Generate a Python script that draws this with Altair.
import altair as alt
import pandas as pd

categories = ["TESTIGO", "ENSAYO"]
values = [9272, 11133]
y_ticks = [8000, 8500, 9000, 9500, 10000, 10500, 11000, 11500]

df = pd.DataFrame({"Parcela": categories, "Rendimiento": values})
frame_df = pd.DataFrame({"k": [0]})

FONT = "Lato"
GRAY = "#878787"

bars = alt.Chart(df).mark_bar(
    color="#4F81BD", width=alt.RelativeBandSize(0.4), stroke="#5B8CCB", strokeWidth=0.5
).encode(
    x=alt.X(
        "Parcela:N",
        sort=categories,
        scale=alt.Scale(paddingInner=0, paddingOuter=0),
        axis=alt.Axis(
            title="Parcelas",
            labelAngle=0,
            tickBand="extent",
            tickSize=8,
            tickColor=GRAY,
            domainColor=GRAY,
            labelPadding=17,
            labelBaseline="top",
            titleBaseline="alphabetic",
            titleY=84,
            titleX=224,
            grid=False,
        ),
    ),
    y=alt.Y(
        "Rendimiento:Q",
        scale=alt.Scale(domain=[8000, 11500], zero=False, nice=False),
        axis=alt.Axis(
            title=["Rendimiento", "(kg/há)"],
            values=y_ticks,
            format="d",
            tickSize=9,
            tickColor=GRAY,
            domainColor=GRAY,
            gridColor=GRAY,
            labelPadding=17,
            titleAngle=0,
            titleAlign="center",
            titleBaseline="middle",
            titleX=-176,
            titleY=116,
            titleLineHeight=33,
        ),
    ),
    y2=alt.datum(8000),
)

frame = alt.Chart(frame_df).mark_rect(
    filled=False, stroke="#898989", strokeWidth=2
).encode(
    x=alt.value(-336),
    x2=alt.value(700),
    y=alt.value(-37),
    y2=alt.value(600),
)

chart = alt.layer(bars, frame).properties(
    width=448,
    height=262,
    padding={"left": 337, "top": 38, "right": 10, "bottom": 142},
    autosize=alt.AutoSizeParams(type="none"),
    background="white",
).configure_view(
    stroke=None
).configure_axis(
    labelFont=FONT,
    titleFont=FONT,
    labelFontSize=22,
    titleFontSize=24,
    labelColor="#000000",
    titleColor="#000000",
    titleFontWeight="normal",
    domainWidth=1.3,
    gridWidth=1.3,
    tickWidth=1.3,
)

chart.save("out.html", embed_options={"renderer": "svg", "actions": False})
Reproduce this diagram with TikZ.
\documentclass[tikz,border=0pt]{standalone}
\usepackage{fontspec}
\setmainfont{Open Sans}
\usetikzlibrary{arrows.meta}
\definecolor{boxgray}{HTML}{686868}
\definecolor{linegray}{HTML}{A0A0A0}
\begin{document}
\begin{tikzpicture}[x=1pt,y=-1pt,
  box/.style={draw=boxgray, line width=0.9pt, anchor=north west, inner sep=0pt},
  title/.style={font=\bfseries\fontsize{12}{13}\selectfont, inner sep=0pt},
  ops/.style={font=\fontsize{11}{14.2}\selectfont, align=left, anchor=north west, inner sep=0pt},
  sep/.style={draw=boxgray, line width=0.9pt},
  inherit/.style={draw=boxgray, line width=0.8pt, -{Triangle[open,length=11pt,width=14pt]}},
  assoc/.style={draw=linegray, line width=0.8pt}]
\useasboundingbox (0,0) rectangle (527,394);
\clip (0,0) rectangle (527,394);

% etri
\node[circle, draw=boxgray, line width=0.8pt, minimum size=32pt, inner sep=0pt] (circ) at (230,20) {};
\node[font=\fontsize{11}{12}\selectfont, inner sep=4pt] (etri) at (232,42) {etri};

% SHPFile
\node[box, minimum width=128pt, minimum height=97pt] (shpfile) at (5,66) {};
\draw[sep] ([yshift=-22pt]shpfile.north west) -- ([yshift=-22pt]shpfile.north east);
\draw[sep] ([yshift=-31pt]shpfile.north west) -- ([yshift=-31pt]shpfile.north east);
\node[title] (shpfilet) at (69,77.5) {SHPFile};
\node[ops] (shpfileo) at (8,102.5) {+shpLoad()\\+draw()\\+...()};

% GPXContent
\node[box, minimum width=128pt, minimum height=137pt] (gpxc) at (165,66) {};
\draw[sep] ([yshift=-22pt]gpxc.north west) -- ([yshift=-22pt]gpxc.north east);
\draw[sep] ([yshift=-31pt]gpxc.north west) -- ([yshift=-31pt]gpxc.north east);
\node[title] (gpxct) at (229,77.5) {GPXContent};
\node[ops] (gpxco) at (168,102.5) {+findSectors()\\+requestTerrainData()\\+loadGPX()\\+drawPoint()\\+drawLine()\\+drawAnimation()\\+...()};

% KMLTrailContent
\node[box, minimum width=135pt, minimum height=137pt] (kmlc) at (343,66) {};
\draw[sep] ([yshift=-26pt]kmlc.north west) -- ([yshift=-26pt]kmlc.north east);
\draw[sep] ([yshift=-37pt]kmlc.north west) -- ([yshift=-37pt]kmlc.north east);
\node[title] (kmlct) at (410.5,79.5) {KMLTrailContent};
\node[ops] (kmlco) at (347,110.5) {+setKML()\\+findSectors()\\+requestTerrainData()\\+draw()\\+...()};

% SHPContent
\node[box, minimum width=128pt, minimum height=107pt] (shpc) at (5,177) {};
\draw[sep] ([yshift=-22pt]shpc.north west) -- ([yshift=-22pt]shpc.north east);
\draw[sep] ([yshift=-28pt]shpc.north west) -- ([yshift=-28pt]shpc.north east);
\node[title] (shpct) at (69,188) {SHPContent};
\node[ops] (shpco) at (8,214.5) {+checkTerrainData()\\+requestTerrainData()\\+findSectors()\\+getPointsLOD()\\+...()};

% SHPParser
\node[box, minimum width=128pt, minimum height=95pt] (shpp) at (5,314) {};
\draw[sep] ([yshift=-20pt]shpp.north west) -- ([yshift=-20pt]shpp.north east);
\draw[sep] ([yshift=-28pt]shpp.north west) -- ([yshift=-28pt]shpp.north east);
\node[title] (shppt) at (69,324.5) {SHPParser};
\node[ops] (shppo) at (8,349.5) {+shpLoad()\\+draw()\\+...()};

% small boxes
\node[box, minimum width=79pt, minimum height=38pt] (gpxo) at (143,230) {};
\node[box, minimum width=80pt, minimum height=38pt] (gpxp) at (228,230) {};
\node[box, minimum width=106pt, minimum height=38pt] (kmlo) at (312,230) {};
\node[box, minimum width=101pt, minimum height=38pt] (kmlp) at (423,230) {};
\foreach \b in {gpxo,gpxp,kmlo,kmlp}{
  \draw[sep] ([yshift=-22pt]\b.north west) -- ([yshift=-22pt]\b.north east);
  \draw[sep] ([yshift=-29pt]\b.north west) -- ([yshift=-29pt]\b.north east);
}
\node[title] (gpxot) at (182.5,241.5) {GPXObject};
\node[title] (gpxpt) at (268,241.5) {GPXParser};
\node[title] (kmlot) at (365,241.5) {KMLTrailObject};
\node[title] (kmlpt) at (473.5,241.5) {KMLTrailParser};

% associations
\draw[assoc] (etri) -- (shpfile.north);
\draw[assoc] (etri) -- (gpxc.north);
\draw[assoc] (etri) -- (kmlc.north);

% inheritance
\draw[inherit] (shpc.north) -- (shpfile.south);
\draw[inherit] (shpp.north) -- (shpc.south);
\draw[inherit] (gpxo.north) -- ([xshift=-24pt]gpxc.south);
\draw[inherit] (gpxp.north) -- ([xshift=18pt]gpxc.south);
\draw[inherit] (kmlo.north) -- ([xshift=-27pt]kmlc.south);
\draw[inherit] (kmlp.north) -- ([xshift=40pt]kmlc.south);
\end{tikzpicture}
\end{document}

--

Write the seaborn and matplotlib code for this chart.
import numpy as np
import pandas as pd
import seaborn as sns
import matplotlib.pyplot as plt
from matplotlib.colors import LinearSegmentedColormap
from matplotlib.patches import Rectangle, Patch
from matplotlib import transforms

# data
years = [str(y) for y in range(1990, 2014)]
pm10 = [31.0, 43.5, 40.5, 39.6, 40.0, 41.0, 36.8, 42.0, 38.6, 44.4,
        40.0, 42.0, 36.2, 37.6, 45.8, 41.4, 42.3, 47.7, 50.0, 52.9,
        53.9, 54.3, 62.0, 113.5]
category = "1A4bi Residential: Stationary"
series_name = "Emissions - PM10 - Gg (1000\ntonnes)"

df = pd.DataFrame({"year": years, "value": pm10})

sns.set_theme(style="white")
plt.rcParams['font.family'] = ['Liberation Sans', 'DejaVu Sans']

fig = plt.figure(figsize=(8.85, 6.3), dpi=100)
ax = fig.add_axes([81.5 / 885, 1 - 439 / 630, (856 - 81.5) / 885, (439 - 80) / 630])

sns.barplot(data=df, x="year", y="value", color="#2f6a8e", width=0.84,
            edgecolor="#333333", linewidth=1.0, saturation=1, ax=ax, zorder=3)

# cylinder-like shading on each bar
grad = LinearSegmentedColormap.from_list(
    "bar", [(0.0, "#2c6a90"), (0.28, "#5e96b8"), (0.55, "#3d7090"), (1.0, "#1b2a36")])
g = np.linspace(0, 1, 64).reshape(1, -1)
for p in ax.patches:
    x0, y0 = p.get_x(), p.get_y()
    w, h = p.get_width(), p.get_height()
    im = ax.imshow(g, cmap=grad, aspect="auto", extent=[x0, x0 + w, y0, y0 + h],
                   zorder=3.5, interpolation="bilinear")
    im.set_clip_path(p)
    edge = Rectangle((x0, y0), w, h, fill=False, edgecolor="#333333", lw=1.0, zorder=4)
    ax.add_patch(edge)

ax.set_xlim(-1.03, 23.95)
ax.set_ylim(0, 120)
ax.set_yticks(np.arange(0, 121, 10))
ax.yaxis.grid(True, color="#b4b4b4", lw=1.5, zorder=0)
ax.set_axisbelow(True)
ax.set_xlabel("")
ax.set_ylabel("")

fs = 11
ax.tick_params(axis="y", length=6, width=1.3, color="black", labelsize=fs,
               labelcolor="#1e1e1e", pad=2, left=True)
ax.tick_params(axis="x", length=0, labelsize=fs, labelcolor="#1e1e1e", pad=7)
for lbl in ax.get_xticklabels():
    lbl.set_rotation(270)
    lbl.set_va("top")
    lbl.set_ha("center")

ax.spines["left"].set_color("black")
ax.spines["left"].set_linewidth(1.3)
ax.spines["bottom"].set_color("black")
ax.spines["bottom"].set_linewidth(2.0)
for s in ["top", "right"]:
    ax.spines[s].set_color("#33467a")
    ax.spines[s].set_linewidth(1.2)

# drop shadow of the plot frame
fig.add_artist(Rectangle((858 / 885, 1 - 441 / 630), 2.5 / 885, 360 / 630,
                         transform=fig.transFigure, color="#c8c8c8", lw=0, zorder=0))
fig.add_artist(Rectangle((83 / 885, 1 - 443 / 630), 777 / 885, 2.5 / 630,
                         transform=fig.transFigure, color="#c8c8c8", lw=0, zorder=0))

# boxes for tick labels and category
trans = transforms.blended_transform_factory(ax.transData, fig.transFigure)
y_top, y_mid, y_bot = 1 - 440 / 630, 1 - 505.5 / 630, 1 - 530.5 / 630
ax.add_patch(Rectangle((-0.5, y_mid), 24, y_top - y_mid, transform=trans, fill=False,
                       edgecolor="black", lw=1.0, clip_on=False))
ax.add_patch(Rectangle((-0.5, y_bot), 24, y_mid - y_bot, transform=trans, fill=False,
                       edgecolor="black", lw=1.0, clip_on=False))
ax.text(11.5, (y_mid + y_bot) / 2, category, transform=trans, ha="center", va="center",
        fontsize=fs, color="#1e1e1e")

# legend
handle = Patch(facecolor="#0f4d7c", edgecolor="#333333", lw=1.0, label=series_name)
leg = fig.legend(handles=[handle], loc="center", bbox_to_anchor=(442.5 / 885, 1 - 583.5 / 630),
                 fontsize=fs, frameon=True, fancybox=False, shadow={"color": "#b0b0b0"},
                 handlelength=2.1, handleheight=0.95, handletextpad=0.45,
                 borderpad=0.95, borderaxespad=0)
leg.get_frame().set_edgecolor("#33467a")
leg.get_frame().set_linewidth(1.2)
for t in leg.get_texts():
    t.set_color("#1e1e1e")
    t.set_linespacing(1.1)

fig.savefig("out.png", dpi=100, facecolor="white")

* * *

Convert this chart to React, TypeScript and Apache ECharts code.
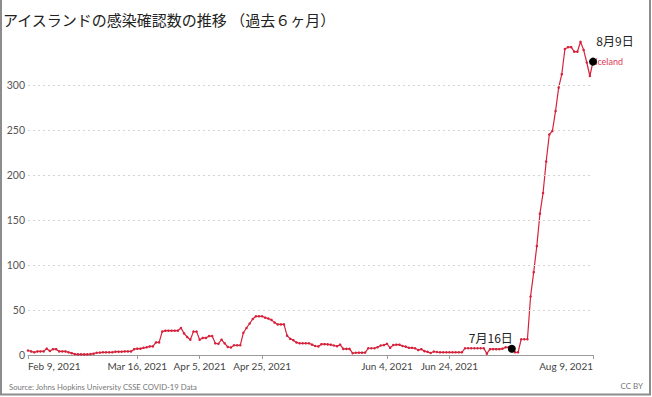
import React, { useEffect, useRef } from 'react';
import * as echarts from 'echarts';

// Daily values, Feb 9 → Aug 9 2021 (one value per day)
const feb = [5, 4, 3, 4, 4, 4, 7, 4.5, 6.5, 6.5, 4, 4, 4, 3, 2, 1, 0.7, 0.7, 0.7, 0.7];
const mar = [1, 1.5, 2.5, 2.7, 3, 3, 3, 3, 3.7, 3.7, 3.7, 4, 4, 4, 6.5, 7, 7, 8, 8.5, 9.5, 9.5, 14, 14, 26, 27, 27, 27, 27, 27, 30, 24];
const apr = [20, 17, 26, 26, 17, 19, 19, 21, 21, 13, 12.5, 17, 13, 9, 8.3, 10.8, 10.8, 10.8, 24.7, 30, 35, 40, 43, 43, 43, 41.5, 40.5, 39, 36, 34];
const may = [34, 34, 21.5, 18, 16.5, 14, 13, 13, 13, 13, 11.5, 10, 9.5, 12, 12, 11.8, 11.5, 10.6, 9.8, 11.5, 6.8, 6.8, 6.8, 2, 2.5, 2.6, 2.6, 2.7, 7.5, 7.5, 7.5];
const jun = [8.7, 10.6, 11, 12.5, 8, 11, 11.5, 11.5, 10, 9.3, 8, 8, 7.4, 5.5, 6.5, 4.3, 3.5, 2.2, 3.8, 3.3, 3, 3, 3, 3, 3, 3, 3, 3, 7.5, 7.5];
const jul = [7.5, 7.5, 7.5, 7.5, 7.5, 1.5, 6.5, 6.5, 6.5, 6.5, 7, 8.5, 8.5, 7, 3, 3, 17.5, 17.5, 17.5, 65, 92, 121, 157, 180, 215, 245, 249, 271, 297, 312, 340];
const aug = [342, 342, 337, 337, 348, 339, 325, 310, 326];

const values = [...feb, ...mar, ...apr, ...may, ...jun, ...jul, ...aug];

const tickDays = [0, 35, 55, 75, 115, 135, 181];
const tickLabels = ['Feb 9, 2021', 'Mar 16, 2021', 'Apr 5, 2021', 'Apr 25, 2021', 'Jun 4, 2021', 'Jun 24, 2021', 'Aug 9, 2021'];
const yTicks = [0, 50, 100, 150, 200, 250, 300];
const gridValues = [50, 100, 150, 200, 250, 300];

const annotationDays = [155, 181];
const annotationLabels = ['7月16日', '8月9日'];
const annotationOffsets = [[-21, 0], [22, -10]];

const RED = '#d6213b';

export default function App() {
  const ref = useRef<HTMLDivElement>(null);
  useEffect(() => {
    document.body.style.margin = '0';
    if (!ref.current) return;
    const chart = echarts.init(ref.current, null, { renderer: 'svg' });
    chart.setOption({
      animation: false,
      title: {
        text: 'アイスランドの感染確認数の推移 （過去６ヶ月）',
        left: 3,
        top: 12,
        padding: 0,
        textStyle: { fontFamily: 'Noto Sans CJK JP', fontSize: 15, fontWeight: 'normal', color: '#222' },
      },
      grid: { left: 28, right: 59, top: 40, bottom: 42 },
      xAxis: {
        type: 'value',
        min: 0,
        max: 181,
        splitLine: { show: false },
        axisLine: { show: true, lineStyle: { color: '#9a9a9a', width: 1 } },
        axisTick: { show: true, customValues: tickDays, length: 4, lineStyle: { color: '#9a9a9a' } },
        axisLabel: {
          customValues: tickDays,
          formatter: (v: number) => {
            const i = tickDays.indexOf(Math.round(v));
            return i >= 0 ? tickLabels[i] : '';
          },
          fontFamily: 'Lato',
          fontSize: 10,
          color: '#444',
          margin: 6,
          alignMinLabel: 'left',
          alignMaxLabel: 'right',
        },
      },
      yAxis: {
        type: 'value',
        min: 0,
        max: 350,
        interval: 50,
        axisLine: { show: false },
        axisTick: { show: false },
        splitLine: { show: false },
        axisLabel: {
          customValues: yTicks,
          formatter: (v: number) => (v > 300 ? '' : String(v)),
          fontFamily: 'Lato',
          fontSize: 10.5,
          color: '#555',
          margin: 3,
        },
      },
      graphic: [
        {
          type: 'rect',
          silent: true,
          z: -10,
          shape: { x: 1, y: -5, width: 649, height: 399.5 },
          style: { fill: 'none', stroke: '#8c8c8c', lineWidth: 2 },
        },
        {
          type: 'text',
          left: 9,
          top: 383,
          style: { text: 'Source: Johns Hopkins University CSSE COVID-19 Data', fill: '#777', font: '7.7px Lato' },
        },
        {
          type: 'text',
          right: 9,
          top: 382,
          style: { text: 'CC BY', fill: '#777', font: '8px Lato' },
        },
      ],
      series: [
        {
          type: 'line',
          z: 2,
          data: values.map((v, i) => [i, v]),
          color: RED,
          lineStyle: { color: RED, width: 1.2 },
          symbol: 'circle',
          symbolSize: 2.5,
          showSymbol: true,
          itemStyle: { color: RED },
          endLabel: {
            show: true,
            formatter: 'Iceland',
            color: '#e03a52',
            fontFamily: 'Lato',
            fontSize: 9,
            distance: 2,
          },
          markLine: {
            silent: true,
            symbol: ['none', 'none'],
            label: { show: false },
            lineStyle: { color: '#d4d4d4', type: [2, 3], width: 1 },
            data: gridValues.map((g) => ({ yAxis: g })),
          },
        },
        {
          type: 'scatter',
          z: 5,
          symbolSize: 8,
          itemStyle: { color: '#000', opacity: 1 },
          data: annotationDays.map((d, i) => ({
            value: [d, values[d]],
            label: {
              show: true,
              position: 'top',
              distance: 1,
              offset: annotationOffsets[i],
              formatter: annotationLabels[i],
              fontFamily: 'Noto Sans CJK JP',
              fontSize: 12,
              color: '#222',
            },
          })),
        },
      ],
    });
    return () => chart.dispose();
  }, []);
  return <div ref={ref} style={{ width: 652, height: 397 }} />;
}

**TO DO:** Word for word, retype the lines in the entries above that run from the one with "Convert this chart" through the one with "const RED = '#d6213b';". Both ends count; pictures do not.

**RESULT OF THE EXERCISE:**
Convert this chart to React, TypeScript and Apache ECharts code.
import React, { useEffect, useRef } from 'react';
import * as echarts from 'echarts';

// Daily values, Feb 9 → Aug 9 2021 (one value per day)
const feb = [5, 4, 3, 4, 4, 4, 7, 4.5, 6.5, 6.5, 4, 4, 4, 3, 2, 1, 0.7, 0.7, 0.7, 0.7];
const mar = [1, 1.5, 2.5, 2.7, 3, 3, 3, 3, 3.7, 3.7, 3.7, 4, 4, 4, 6.5, 7, 7, 8, 8.5, 9.5, 9.5, 14, 14, 26, 27, 27, 27, 27, 27, 30, 24];
const apr = [20, 17, 26, 26, 17, 19, 19, 21, 21, 13, 12.5, 17, 13, 9, 8.3, 10.8, 10.8, 10.8, 24.7, 30, 35, 40, 43, 43, 43, 41.5, 40.5, 39, 36, 34];
const may = [34, 34, 21.5, 18, 16.5, 14, 13, 13, 13, 13, 11.5, 10, 9.5, 12, 12, 11.8, 11.5, 10.6, 9.8, 11.5, 6.8, 6.8, 6.8, 2, 2.5, 2.6, 2.6, 2.7, 7.5, 7.5, 7.5];
const jun = [8.7, 10.6, 11, 12.5, 8, 11, 11.5, 11.5, 10, 9.3, 8, 8, 7.4, 5.5, 6.5, 4.3, 3.5, 2.2, 3.8, 3.3, 3, 3, 3, 3, 3, 3, 3, 3, 7.5, 7.5];
const jul = [7.5, 7.5, 7.5, 7.5, 7.5, 1.5, 6.5, 6.5, 6.5, 6.5, 7, 8.5, 8.5, 7, 3, 3, 17.5, 17.5, 17.5, 65, 92, 121, 157, 180, 215, 245, 249, 271, 297, 312, 340];
const aug = [342, 342, 337, 337, 348, 339, 325, 310, 326];

const values = [...feb, ...mar, ...apr, ...may, ...jun, ...jul, ...aug];

const tickDays = [0, 35, 55, 75, 115, 135, 181];
const tickLabels = ['Feb 9, 2021', 'Mar 16, 2021', 'Apr 5, 2021', 'Apr 25, 2021', 'Jun 4, 2021', 'Jun 24, 2021', 'Aug 9, 2021'];
const yTicks = [0, 50, 100, 150, 200, 250, 300];
const gridValues = [50, 100, 150, 200, 250, 300];

const annotationDays = [155, 181];
const annotationLabels = ['7月16日', '8月9日'];
const annotationOffsets = [[-21, 0], [22, -10]];

const RED = '#d6213b';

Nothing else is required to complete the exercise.